### DATA SECTION

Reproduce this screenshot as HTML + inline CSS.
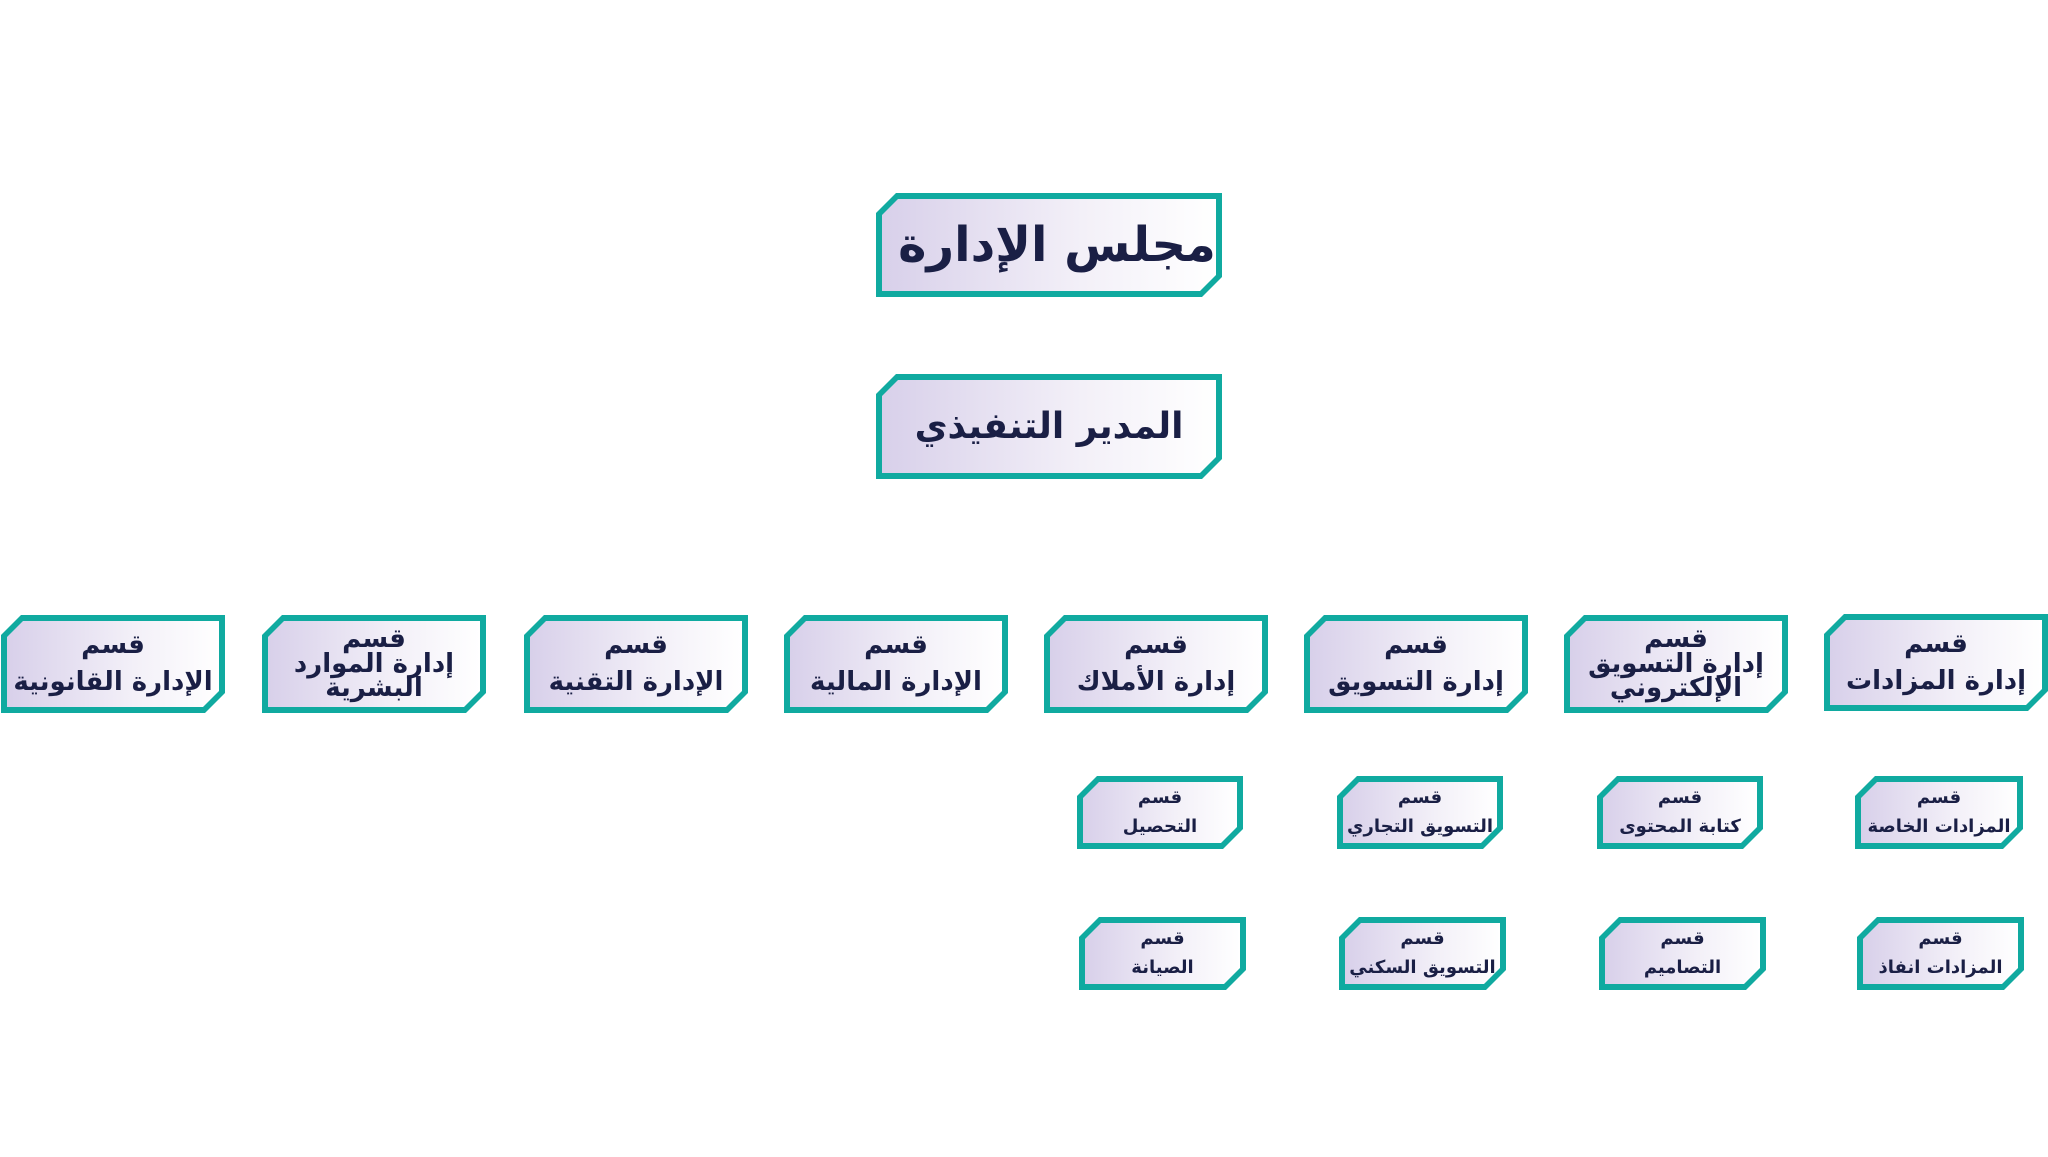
<!DOCTYPE html>
<html><head><meta charset="utf-8">
<style>
body{margin:0;width:2048px;height:1157px;background:#fff;position:relative;overflow:hidden;font-family:"DejaVu Sans",sans-serif;color:#1a1f45}
.b{position:absolute;background:#10aaa0;clip-path:polygon(20px 0,100% 0,100% calc(100% - 20px),calc(100% - 20px) 100%,0 100%,0 20px)}
.b>div{position:absolute;inset:6px;background:linear-gradient(90deg,#d8d0ea,#f3f0f8 60%,#fff);clip-path:polygon(16px 0,100% 0,100% calc(100% - 16px),calc(100% - 16px) 100%,0 100%,0 16px);display:flex;flex-direction:column;align-items:center;justify-content:center;direction:rtl;text-align:center;font-weight:bold;line-height:1;white-space:nowrap}
.l3>div{font-size:26px}
.l3 span{display:block;line-height:0.95}
.s>div{font-size:18px;justify-content:flex-start;padding-top:2px}
.s span{display:block;line-height:1.6}
</style></head><body>
<div class="b" style="left:876px;top:193px;width:346px;height:104px"><div style="font-size:48px;padding-left:16px">مجلس الإدارة</div></div>
<div class="b" style="left:876px;top:374px;width:346px;height:105px"><div style="font-size:36px">المدير التنفيذي</div></div>

<div class="b l3" style="left:1824px;top:614px;width:224px;height:97px"><div><span>قسم</span><span style="margin-top:12px">إدارة المزادات</span></div></div>
<div class="b l3" style="left:1564px;top:615px;width:224px;height:98px"><div><span>قسم</span><span>إدارة التسويق</span><span>الإلكتروني</span></div></div>
<div class="b l3" style="left:1304px;top:615px;width:224px;height:98px"><div><span>قسم</span><span style="margin-top:12px">إدارة التسويق</span></div></div>
<div class="b l3" style="left:1044px;top:615px;width:224px;height:98px"><div><span>قسم</span><span style="margin-top:12px">إدارة الأملاك</span></div></div>
<div class="b l3" style="left:784px;top:615px;width:224px;height:98px"><div><span>قسم</span><span style="margin-top:12px">الإدارة المالية</span></div></div>
<div class="b l3" style="left:524px;top:615px;width:224px;height:98px"><div><span>قسم</span><span style="margin-top:12px">الإدارة التقنية</span></div></div>
<div class="b l3" style="left:262px;top:615px;width:224px;height:98px"><div><span>قسم</span><span>إدارة الموارد</span><span>البشرية</span></div></div>
<div class="b l3" style="left:1px;top:615px;width:224px;height:98px"><div><span>قسم</span><span style="margin-top:12px">الإدارة القانونية</span></div></div>

<div class="b s" style="left:1855px;top:776px;width:168px;height:73px"><div><span>قسم</span><span>المزادات الخاصة</span></div></div>
<div class="b s" style="left:1597px;top:776px;width:166px;height:73px"><div><span>قسم</span><span>كتابة المحتوى</span></div></div>
<div class="b s" style="left:1337px;top:776px;width:166px;height:73px"><div><span>قسم</span><span>التسويق التجاري</span></div></div>
<div class="b s" style="left:1077px;top:776px;width:166px;height:73px"><div><span>قسم</span><span>التحصيل</span></div></div>

<div class="b s" style="left:1857px;top:917px;width:167px;height:73px"><div><span>قسم</span><span>المزادات انفاذ</span></div></div>
<div class="b s" style="left:1599px;top:917px;width:167px;height:73px"><div><span>قسم</span><span>التصاميم</span></div></div>
<div class="b s" style="left:1339px;top:917px;width:167px;height:73px"><div><span>قسم</span><span>التسويق السكني</span></div></div>
<div class="b s" style="left:1079px;top:917px;width:167px;height:73px"><div><span>قسم</span><span>الصيانة</span></div></div>
</body></html>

######

Without the pictures, copy the material exactly as given.

— CORRECT RESULT —
Reproduce this screenshot as HTML + inline CSS.
<!DOCTYPE html>
<html><head><meta charset="utf-8">
<style>
body{margin:0;width:2048px;height:1157px;background:#fff;position:relative;overflow:hidden;font-family:"DejaVu Sans",sans-serif;color:#1a1f45}
.b{position:absolute;background:#10aaa0;clip-path:polygon(20px 0,100% 0,100% calc(100% - 20px),calc(100% - 20px) 100%,0 100%,0 20px)}
.b>div{position:absolute;inset:6px;background:linear-gradient(90deg,#d8d0ea,#f3f0f8 60%,#fff);clip-path:polygon(16px 0,100% 0,100% calc(100% - 16px),calc(100% - 16px) 100%,0 100%,0 16px);display:flex;flex-direction:column;align-items:center;justify-content:center;direction:rtl;text-align:center;font-weight:bold;line-height:1;white-space:nowrap}
.l3>div{font-size:26px}
.l3 span{display:block;line-height:0.95}
.s>div{font-size:18px;justify-content:flex-start;padding-top:2px}
.s span{display:block;line-height:1.6}
</style></head><body>
<div class="b" style="left:876px;top:193px;width:346px;height:104px"><div style="font-size:48px;padding-left:16px">مجلس الإدارة</div></div>
<div class="b" style="left:876px;top:374px;width:346px;height:105px"><div style="font-size:36px">المدير التنفيذي</div></div>

<div class="b l3" style="left:1824px;top:614px;width:224px;height:97px"><div><span>قسم</span><span style="margin-top:12px">إدارة المزادات</span></div></div>
<div class="b l3" style="left:1564px;top:615px;width:224px;height:98px"><div><span>قسم</span><span>إدارة التسويق</span><span>الإلكتروني</span></div></div>
<div class="b l3" style="left:1304px;top:615px;width:224px;height:98px"><div><span>قسم</span><span style="margin-top:12px">إدارة التسويق</span></div></div>
<div class="b l3" style="left:1044px;top:615px;width:224px;height:98px"><div><span>قسم</span><span style="margin-top:12px">إدارة الأملاك</span></div></div>
<div class="b l3" style="left:784px;top:615px;width:224px;height:98px"><div><span>قسم</span><span style="margin-top:12px">الإدارة المالية</span></div></div>
<div class="b l3" style="left:524px;top:615px;width:224px;height:98px"><div><span>قسم</span><span style="margin-top:12px">الإدارة التقنية</span></div></div>
<div class="b l3" style="left:262px;top:615px;width:224px;height:98px"><div><span>قسم</span><span>إدارة الموارد</span><span>البشرية</span></div></div>
<div class="b l3" style="left:1px;top:615px;width:224px;height:98px"><div><span>قسم</span><span style="margin-top:12px">الإدارة القانونية</span></div></div>

<div class="b s" style="left:1855px;top:776px;width:168px;height:73px"><div><span>قسم</span><span>المزادات الخاصة</span></div></div>
<div class="b s" style="left:1597px;top:776px;width:166px;height:73px"><div><span>قسم</span><span>كتابة المحتوى</span></div></div>
<div class="b s" style="left:1337px;top:776px;width:166px;height:73px"><div><span>قسم</span><span>التسويق التجاري</span></div></div>
<div class="b s" style="left:1077px;top:776px;width:166px;height:73px"><div><span>قسم</span><span>التحصيل</span></div></div>

<div class="b s" style="left:1857px;top:917px;width:167px;height:73px"><div><span>قسم</span><span>المزادات انفاذ</span></div></div>
<div class="b s" style="left:1599px;top:917px;width:167px;height:73px"><div><span>قسم</span><span>التصاميم</span></div></div>
<div class="b s" style="left:1339px;top:917px;width:167px;height:73px"><div><span>قسم</span><span>التسويق السكني</span></div></div>
<div class="b s" style="left:1079px;top:917px;width:167px;height:73px"><div><span>قسم</span><span>الصيانة</span></div></div>
</body></html>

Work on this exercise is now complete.